Gender pay gap persists — do you live in one of the worst areas?

Today is Equal Pay Day, and the National Partnership for Women & Families has released the results of a new analysis showing how persistent gender-based wage discrepancies are. Equal Pay Day is designed to show how far into the new year women must work to catch up with men from the year before; the average annual pay for full-time employed women remains $11,084 less than men’s. 

In what it calls the first ever wage analysis of U.S. Census data by metropolitan area, NPWF data show the wage gap affects women in all 50 states and the 50 largest metropolitan centers. The largest cents-on-the-dollar differences were seen in the states of Wyoming, Louisiana, Utah and West Virginia and the metropolitan areas of Seattle, Pittsburgh, Buffalo and Detroit.

“It is terribly disappointing that not a single state or metropolitan area has eliminated the wage gap that punishes women and their families. This new analysis illustrates how pervasive the gender-based wage gap is, and what it costs families,” says Debra L. Ness, president of the National Partnership for Women & Families. “With most women serving as essential breadwinners for their families, the loss of this critical income has devastating consequences.
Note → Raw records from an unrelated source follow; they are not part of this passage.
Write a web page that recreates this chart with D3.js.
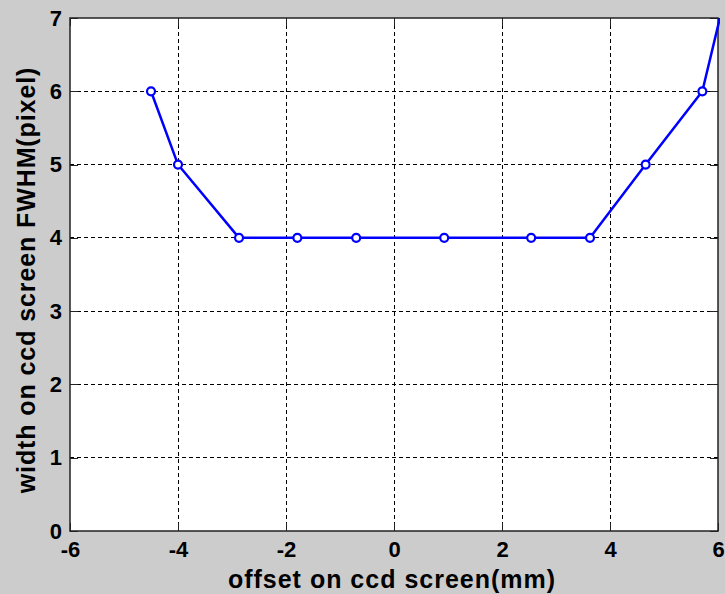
<!DOCTYPE html>
<html>
<head>
<meta charset="utf-8">
<script src="https://cdn.jsdelivr.net/npm/d3@7"></script>
<style>
  html, body { margin: 0; padding: 0; background: #cccccc; }
  svg { display: block; }
  text { font-family: "Liberation Sans", Arial, sans-serif; font-weight: bold; fill: #000; }
</style>
</head>
<body>
<svg id="chart" width="725" height="594"></svg>
<script>
// Measured spot width versus offset on the CCD screen
const offsetMm = [-4.5, -4.0, -2.87, -1.79, -0.70, 0.93, 2.54, 3.63, 4.66, 5.71, 6.1];
const fwhmPx   = [6, 5, 4, 4, 4, 4, 4, 4, 5, 6, 7.2];

const xTicks = [-6, -4, -2, 0, 2, 4, 6];
const yTicks = [0, 1, 2, 3, 4, 5, 6, 7];

const xLabel = "offset on ccd screen(mm)";
const yLabel = "width on ccd screen FWHM(pixel)";

const W = 725, H = 594;
const m = { left: 70, right: 7, top: 18, bottom: 63 };
const pw = W - m.left - m.right, ph = H - m.top - m.bottom;

const svg = d3.select("#chart");

const x = d3.scaleLinear().domain([-6, 6]).range([m.left, m.left + pw]);
const y = d3.scaleLinear().domain([0, 7]).range([m.top + ph, m.top]);

// plot area
svg.append("rect")
  .attr("x", m.left).attr("y", m.top).attr("width", pw).attr("height", ph)
  .attr("fill", "#ffffff");

// dashed grid
const grid = svg.append("g").attr("stroke", "#000").attr("stroke-width", 1)
  .attr("stroke-dasharray", "4,3").attr("shape-rendering", "crispEdges");
grid.selectAll("line.gx").data(xTicks.slice(1, -1)).join("line")
  .attr("x1", d => x(d)).attr("x2", d => x(d))
  .attr("y1", m.top).attr("y2", m.top + ph);
grid.selectAll("line.gy").data(yTicks.slice(1, -1)).join("line")
  .attr("x1", m.left).attr("x2", m.left + pw)
  .attr("y1", d => y(d)).attr("y2", d => y(d));

// axes with inward ticks on all four sides
const tickLen = 8;
const fmt = d => String(d);   // plain hyphen-minus for negatives
const axisStyle = g => {
  g.select(".domain").remove();
  g.selectAll(".tick line").attr("stroke", "#222").attr("shape-rendering", "crispEdges");
  g.selectAll(".tick text")
    .attr("font-size", 22)
    .attr("font-family", "Liberation Sans, Arial, sans-serif")
    .attr("font-weight", "bold").attr("fill", "#000");
};
svg.append("g").attr("transform", `translate(0,${m.top + ph})`)
  .call(d3.axisBottom(x).tickValues(xTicks).tickSizeInner(-tickLen).tickPadding(10).tickFormat(fmt))
  .call(axisStyle);
svg.append("g").attr("transform", `translate(0,${m.top})`)
  .call(d3.axisTop(x).tickValues(xTicks).tickSizeInner(-tickLen).tickFormat(""))
  .call(axisStyle);
svg.append("g").attr("transform", `translate(${m.left},0)`)
  .call(d3.axisLeft(y).tickValues(yTicks).tickSizeInner(-tickLen).tickPadding(8).tickFormat(fmt))
  .call(axisStyle);
svg.append("g").attr("transform", `translate(${m.left + pw},0)`)
  .call(d3.axisRight(y).tickValues(yTicks).tickSizeInner(-tickLen).tickFormat(""))
  .call(axisStyle);

// frame
svg.append("rect")
  .attr("x", m.left).attr("y", m.top).attr("width", pw).attr("height", ph)
  .attr("fill", "none").attr("stroke", "#222").attr("stroke-width", 1.5);

// data series, clipped to the axes box
svg.append("clipPath").attr("id", "plotClip").append("rect")
  .attr("x", m.left - 2).attr("y", m.top).attr("width", pw + 4).attr("height", ph + 2);

const pts = offsetMm.map((d, i) => [d, fwhmPx[i]]);
const series = svg.append("g").attr("clip-path", "url(#plotClip)");
series.append("path")
  .datum(pts)
  .attr("fill", "none").attr("stroke", "#0000ff").attr("stroke-width", 2.5)
  .attr("stroke-linejoin", "round")
  .attr("d", d3.line().x(d => x(d[0])).y(d => y(d[1])));
series.selectAll("circle").data(pts).join("circle")
  .attr("cx", d => x(d[0])).attr("cy", d => y(d[1])).attr("r", 4)
  .attr("fill", "#ffffff").attr("stroke", "#0000ff").attr("stroke-width", 2.2);

// axis titles
svg.append("text")
  .attr("x", 392).attr("y", 588)
  .attr("text-anchor", "middle").attr("font-size", 25).attr("letter-spacing", 1)
  .text(xLabel);
svg.append("text")
  .attr("transform", `translate(35,280) rotate(-90)`)
  .attr("text-anchor", "middle").attr("font-size", 25).attr("letter-spacing", 0.9)
  .text(yLabel);
</script>
</body>
</html>
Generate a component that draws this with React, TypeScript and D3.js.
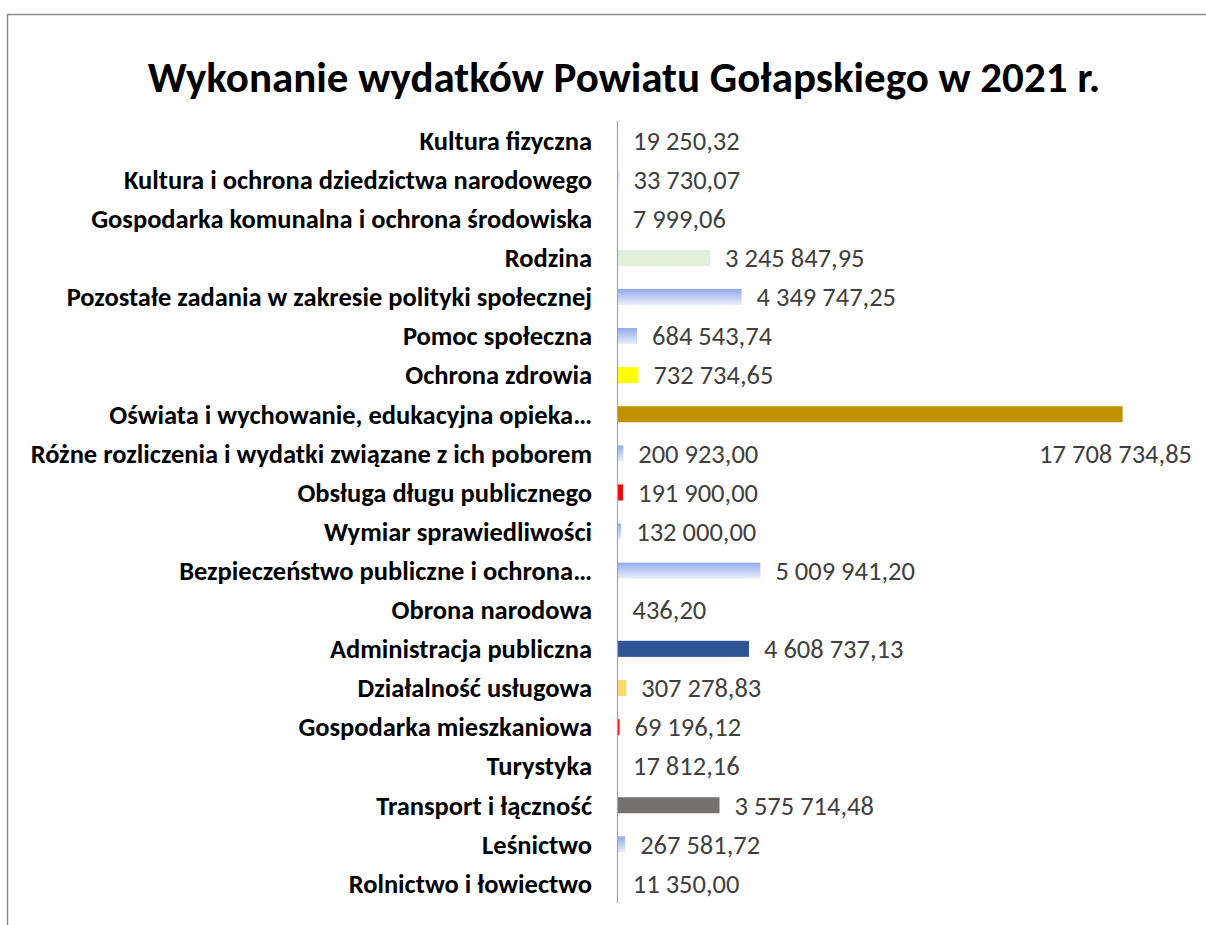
import React, { useEffect } from "react";
import * as d3 from "d3";

const categories: string[] = [
  "Kultura fizyczna",
  "Kultura i ochrona dziedzictwa narodowego",
  "Gospodarka komunalna i ochrona środowiska",
  "Rodzina",
  "Pozostałe zadania w zakresie polityki społecznej",
  "Pomoc społeczna",
  "Ochrona zdrowia",
  "Oświata i wychowanie, edukacyjna opieka…",
  "Różne rozliczenia i wydatki związane z ich poborem",
  "Obsługa długu publicznego",
  "Wymiar sprawiedliwości",
  "Bezpieczeństwo publiczne i ochrona…",
  "Obrona narodowa",
  "Administracja publiczna",
  "Działalność usługowa",
  "Gospodarka mieszkaniowa",
  "Turystyka",
  "Transport i łączność",
  "Leśnictwo",
  "Rolnictwo i łowiectwo",
];

const values: number[] = [
  19250.32, 33730.07, 7999.06, 3245847.95, 4349747.25, 684543.74, 732734.65,
  17708734.85, 200923.0, 191900.0, 132000.0, 5009941.2, 436.2, 4608737.13,
  307278.83, 69196.12, 17812.16, 3575714.48, 267581.72, 11350.0,
];

const barColors: string[] = [
  "url(#blueGrad)", "url(#blueGrad)", "url(#blueGrad)", "#E2EFDA", "url(#blueGrad)",
  "url(#blueGrad)", "#FFFF00", "#BF9000", "url(#blueGrad)", "#FF0000",
  "url(#blueGrad)", "url(#blueGrad)", "url(#blueGrad)", "#2F5597", "#FFD966",
  "#FF0000", "url(#blueGrad)", "#767171", "url(#blueGrad)", "url(#blueGrad)",
];

const title = "Wykonanie wydatków Powiatu Gołapskiego w 2021 r.";
const xDomainMax = 20000000;

const fmt = (v: number) => {
  const [i, d] = v.toFixed(2).split(".");
  return i.replace(/\B(?=(\d{3})+(?!\d))/g, "\u00a0") + "," + d;
};

const FONT = "Carlito, Calibri, 'Liberation Sans Narrow', 'Liberation Sans', Arial, sans-serif";

export default function App() {
  useEffect(() => {
    document.body.style.margin = "0";
  }, []);

  const W = 1206;
  const H = 925;
  const x = d3.scaleLinear().domain([0, xDomainMax]).range([617.5, 1188]);
  const y = d3
    .scaleBand<string>()
    .domain(categories)
    .range([121, 903])
    .paddingInner(0.59)
    .paddingOuter(0.295);
  const bw = y.bandwidth();
  const maxIdx = values.indexOf(d3.max(values) as number);

  return (
    <svg width={W} height={H} style={{ display: "block", background: "#fff" }}>
      <defs>
        <linearGradient id="blueGrad" x1="0" y1="0" x2="0" y2="1">
          <stop offset="0" stopColor="#93A9EA" />
          <stop offset="1" stopColor="#EAEFFB" />
        </linearGradient>
      </defs>
      <rect x={7.5} y={14.5} width={1300} height={1000} fill="#fff" stroke="#8C8C8C" strokeWidth={1.5} />
      <text
        x={624}
        y={92}
        textAnchor="middle"
        fontFamily={FONT}
        fontWeight="bold"
        fontSize={43}
        fill="#000"
      >
        {title}
      </text>
      {categories.map((c, i) => {
        const yc = (y(c) as number) + bw / 2;
        return (
          <g key={c}>
            <text
              x={592}
              y={yc}
              dy="0.35em"
              textAnchor="end"
              fontFamily={FONT}
              fontWeight="bold"
              fontSize={26.5}
              fill="#000"
            >
              {c}
            </text>
            <rect
              x={x(0)}
              y={y(c) as number}
              width={Math.max(0, x(values[i]) - x(0))}
              height={bw}
              fill={barColors[i]}
            />
          </g>
        );
      })}
      {categories.map((c, i) => {
        const isMax = i === maxIdx;
        const yc = (y(isMax ? categories[i + 1] : c) as number) + bw / 2;
        return (
          <text
            key={"v" + c}
            x={isMax ? x(xDomainMax) + 4 : x(values[i]) + 15}
            y={yc}
            dy="0.35em"
            textAnchor={isMax ? "end" : "start"}
            fontFamily={FONT}
            fontSize={26.5}
            fill="#404040"
          >
            {fmt(values[i])}
          </text>
        );
      })}
      <line x1={617.5} x2={617.5} y1={121} y2={903} stroke="#A6A6A6" strokeWidth={1.2} />
    </svg>
  );
}
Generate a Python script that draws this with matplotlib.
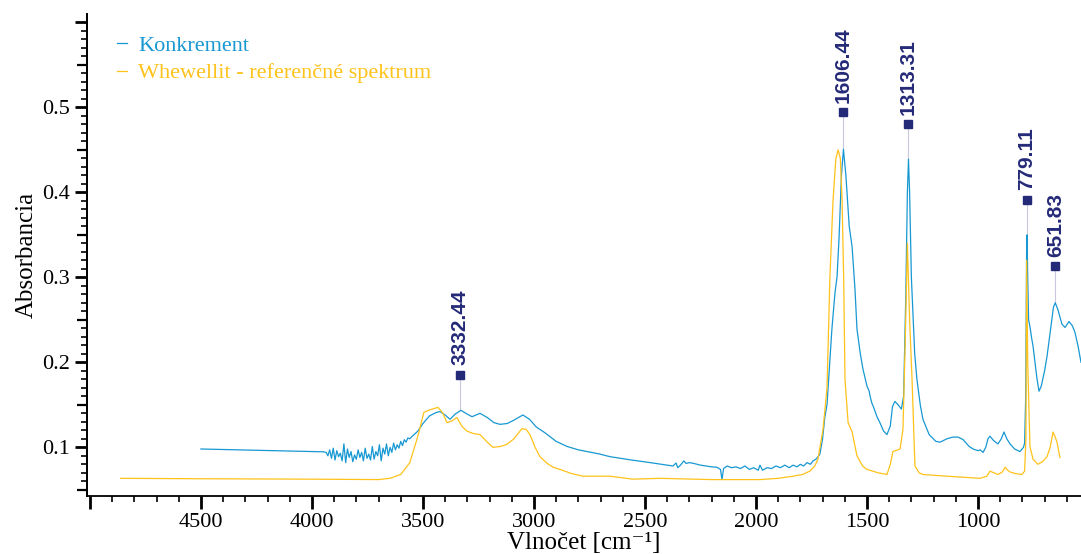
import matplotlib
matplotlib.use('Agg')
import matplotlib.pyplot as plt
from matplotlib.ticker import MultipleLocator, FuncFormatter

plt.rcParams['font.family'] = ['Liberation Serif', 'DejaVu Serif']

# Konkrement (blue)
konk_wn = [4500, 4300, 4100, 3950,
           3936, 3928, 3920, 3912, 3904, 3896, 3888, 3880, 3872, 3864, 3856, 3848,
           3840, 3832, 3824, 3816, 3808, 3800, 3792, 3784, 3776, 3768, 3760, 3752,
           3744, 3736, 3728, 3720, 3712, 3704, 3696, 3688, 3680, 3672, 3664, 3656,
           3648, 3640, 3632, 3624, 3616, 3608, 3600, 3592, 3584, 3576, 3568, 3560,
           3540, 3523, 3500, 3470, 3440, 3423, 3400, 3378, 3355, 3329, 3300, 3279,
           3243, 3210, 3180, 3153, 3120, 3090, 3050, 3020, 2990, 2950, 2900, 2851,
           2800, 2703, 2658, 2560, 2477, 2400, 2374, 2360, 2352, 2340, 2325, 2315,
           2300, 2280, 2250, 2200, 2176, 2160, 2153, 2146, 2130, 2110, 2090, 2070,
           2050, 2030, 2010, 1990, 1982, 1970, 1950, 1930, 1910, 1890, 1870, 1850,
           1833, 1815, 1800, 1785, 1770, 1755, 1743, 1730, 1720, 1712, 1700, 1690,
           1680, 1670, 1658, 1644, 1635, 1626, 1615, 1606, 1595, 1580, 1567, 1554,
           1545, 1530, 1518, 1500, 1490, 1486, 1478, 1470, 1462, 1455, 1440, 1425,
           1410, 1395, 1385, 1374, 1360, 1345, 1335, 1325, 1318, 1313, 1308, 1300,
           1293, 1285, 1275, 1260, 1248, 1220, 1190, 1171, 1140, 1113, 1090, 1067,
           1040, 1022, 1000, 990, 977, 965, 955, 946, 930, 910, 895, 883,
           870, 856, 835, 811, 795, 790, 785, 781, 779, 776, 772, 766,
           758, 752, 734, 725, 715, 700, 689, 670, 660, 652, 640, 622,
           608, 590, 575, 563, 550, 536]
konk_abs = [0.098, 0.0968, 0.0957, 0.0947,
            0.094, 0.090, 0.097, 0.087, 0.099, 0.085, 0.096, 0.089, 0.093, 0.084, 0.104, 0.082,
            0.098, 0.088, 0.095, 0.083, 0.091, 0.086, 0.097, 0.088, 0.094, 0.084, 0.099, 0.087,
            0.092, 0.085, 0.101, 0.086, 0.095, 0.090, 0.103, 0.084, 0.099, 0.092, 0.104, 0.090,
            0.100, 0.094, 0.105, 0.097, 0.103, 0.099, 0.107, 0.102, 0.109, 0.106, 0.111, 0.110,
            0.115, 0.119, 0.128, 0.137, 0.141, 0.142, 0.138, 0.133, 0.139, 0.1435, 0.139, 0.136,
            0.140, 0.135, 0.129, 0.127, 0.128, 0.132, 0.138, 0.133, 0.124, 0.117, 0.107, 0.101,
            0.097, 0.092, 0.089, 0.085, 0.082, 0.079, 0.078, 0.0815, 0.076, 0.079, 0.084, 0.081,
            0.082, 0.081, 0.079, 0.077, 0.0765, 0.074, 0.062, 0.075, 0.078, 0.076, 0.077, 0.075,
            0.078, 0.074, 0.076, 0.073, 0.079, 0.073, 0.076, 0.075, 0.078, 0.076, 0.079, 0.076,
            0.079, 0.077, 0.080, 0.078, 0.082, 0.080, 0.084, 0.086, 0.089, 0.092, 0.110, 0.135,
            0.150, 0.190, 0.239, 0.282, 0.300, 0.345, 0.420, 0.4506, 0.420, 0.360, 0.336, 0.286,
            0.239, 0.210, 0.192, 0.172, 0.166, 0.160, 0.152, 0.147, 0.141, 0.136, 0.128, 0.119,
            0.115, 0.125, 0.148, 0.154, 0.150, 0.145, 0.160, 0.280, 0.400, 0.439, 0.400, 0.300,
            0.259, 0.210, 0.180, 0.150, 0.133, 0.115, 0.107, 0.106, 0.110, 0.112, 0.112, 0.109,
            0.101, 0.098, 0.096, 0.097, 0.094, 0.100, 0.110, 0.113, 0.108, 0.104, 0.110, 0.118,
            0.110, 0.104, 0.098, 0.095, 0.100, 0.105, 0.160, 0.330, 0.350, 0.300, 0.250, 0.242,
            0.228, 0.219, 0.180, 0.166, 0.172, 0.190, 0.207, 0.245, 0.265, 0.270, 0.262, 0.245,
            0.241, 0.248, 0.243, 0.235, 0.220, 0.200]

# Whewellit reference spectrum (yellow)
whew_wn = [4861, 4500, 4000, 3700, 3649, 3600, 3559, 3523, 3496, 3470, 3432, 3410,
           3392, 3370, 3347, 3325, 3302, 3270, 3243, 3210, 3185, 3150, 3122, 3090,
           3054, 3035, 3018, 2995, 2973, 2940, 2914, 2883, 2830, 2779, 2658, 2554,
           2432, 2200, 1982, 1900, 1833, 1790, 1757, 1735, 1721, 1698, 1680, 1667,
           1653, 1640, 1630, 1620, 1612, 1605, 1599, 1585, 1567, 1545, 1520, 1500,
           1450, 1410, 1395, 1383, 1351, 1338, 1328, 1318, 1308, 1297, 1284, 1265,
           1248, 1140, 991, 960, 946, 928, 910, 890, 878, 866, 856, 830,
           802, 790, 784, 781, 776, 766, 752, 730, 710, 689, 675, 662,
           652, 644, 631]
whew_abs = [0.0635, 0.063, 0.0625, 0.062, 0.0635, 0.068, 0.082, 0.113, 0.141, 0.144, 0.147, 0.140,
            0.129, 0.131, 0.135, 0.125, 0.119, 0.116, 0.115, 0.106, 0.100, 0.101, 0.1035, 0.110,
            0.122, 0.121, 0.115, 0.100, 0.089, 0.081, 0.0765, 0.074, 0.069, 0.066, 0.066, 0.0625,
            0.0635, 0.062, 0.062, 0.0635, 0.066, 0.068, 0.072, 0.078, 0.086, 0.121, 0.170, 0.300,
            0.390, 0.440, 0.450, 0.440, 0.390, 0.300, 0.180, 0.129, 0.118, 0.090, 0.078, 0.074,
            0.070, 0.068, 0.080, 0.095, 0.098, 0.121, 0.220, 0.340, 0.250, 0.180, 0.078, 0.070,
            0.068, 0.066, 0.0635, 0.066, 0.072, 0.070, 0.068, 0.071, 0.0765, 0.073, 0.071, 0.069,
            0.068, 0.072, 0.110, 0.320, 0.200, 0.101, 0.086, 0.080, 0.083, 0.089, 0.100, 0.118,
            0.112, 0.106, 0.088]

# labelled peaks
peak_wn = [3332.44, 1606.44, 1313.31, 779.11, 651.83]
peak_top = [0.1435, 0.4506, 0.439, 0.350, 0.270]
marker_abs = [0.185, 0.494, 0.480, 0.391, 0.313]

blue = '#1798d2'
yellow = '#ffc21a'
navy = '#252a78'

fig = plt.figure(figsize=(10.81, 5.54), dpi=100)
ax = fig.add_axes([0.0805, 0.1047, 0.9195, 0.870])

ax.plot(konk_wn, konk_abs, color=blue, lw=0.9, label='Konkrement')
ax.plot(whew_wn, whew_abs, color=yellow, lw=0.9, label='Whewellit - referenčné spektrum')

for wn, top, m in zip(peak_wn, peak_top, marker_abs):
    ax.plot([wn, wn], [top, m], color='#c8c8de', lw=0.8, zorder=1)
    ax.plot(wn, m, 's', color=navy, ms=6, zorder=3)
    ax.annotate(f'{wn:.2f}', (wn, m), xytext=(0, 7), textcoords='offset points',
                rotation=90, ha='center', va='bottom', color=navy,
                fontsize=15, fontweight='bold', family='Liberation Sans')

ax.set_xlim(5013, 536)
ax.set_ylim(0.0427, 0.6098)

for s in ['top', 'right']:
    ax.spines[s].set_visible(False)
for s in ['left', 'bottom']:
    ax.spines[s].set_linewidth(1.3)

ax.xaxis.set_major_locator(MultipleLocator(500))
ax.xaxis.set_minor_locator(MultipleLocator(100))
ax.yaxis.set_major_locator(MultipleLocator(0.1))
ax.yaxis.set_minor_locator(MultipleLocator(0.01))
ax.xaxis.set_major_formatter(FuncFormatter(lambda v, p: '' if v > 4900 else f'{v:.0f}'))
ax.yaxis.set_major_formatter(FuncFormatter(lambda v, p: '' if v > 0.55 else f'{v:.1f}'))
ax.tick_params(which='major', direction='out', length=9, width=2, labelsize=16)
ax.tick_params(which='minor', direction='out', length=4, width=1.2)

# medium ticks every 0.05 on the absorbance axis
sec = ax.secondary_yaxis('left')
sec.set_yticks([0.05, 0.15, 0.25, 0.35, 0.45, 0.55])
sec.tick_params(direction='out', length=7, width=1.6, labelleft=False)
sec.spines['left'].set_linewidth(1.3)

ax.set_xlabel('Vlnočet [cm⁻¹]', fontsize=18, labelpad=0)
ax.set_ylabel('Absorbancia', fontsize=18, labelpad=3)

ax.legend(loc='upper left', bbox_to_anchor=(0.03, 0.955), frameon=False,
          handlelength=0.45, handletextpad=0.5, labelspacing=0.3,
          borderpad=0, borderaxespad=0, fontsize=16, labelcolor='linecolor')

fig.savefig('out.png', dpi=100)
Local, state and federal lawmakers should make ending gender discrimination in pay and promotions a much higher priority.”

Across the board, women with full-time jobs are paid 77 cents on the men’s dollar. Black and Hispanic women have even larger gaps; they are paid 64 cents and 55 cents per dollar given to white men. The NPWF says the wage gap has been closing at a rate of less than half a cent a year since the passage of the Equal Pay Act in 1963. At that rate, it says, women will not be paid equally for more than 40 years.

“Fifty years ago this year, the Equal Pay Act became law. Yet a punishing wage gap persists for women in every corner of the country,” Ness says. “We must do more to close the wage gap, which is present in every industry, and affects workers with every level of education. Congress and the president can and must do more. We are urging Congress to prioritize passage of the Paycheck Fairness Act and President Obama to take executive action to ensure that federal contractors do not discriminate in pay. It is past time to make gender-based pay discrimination a thing of the past.”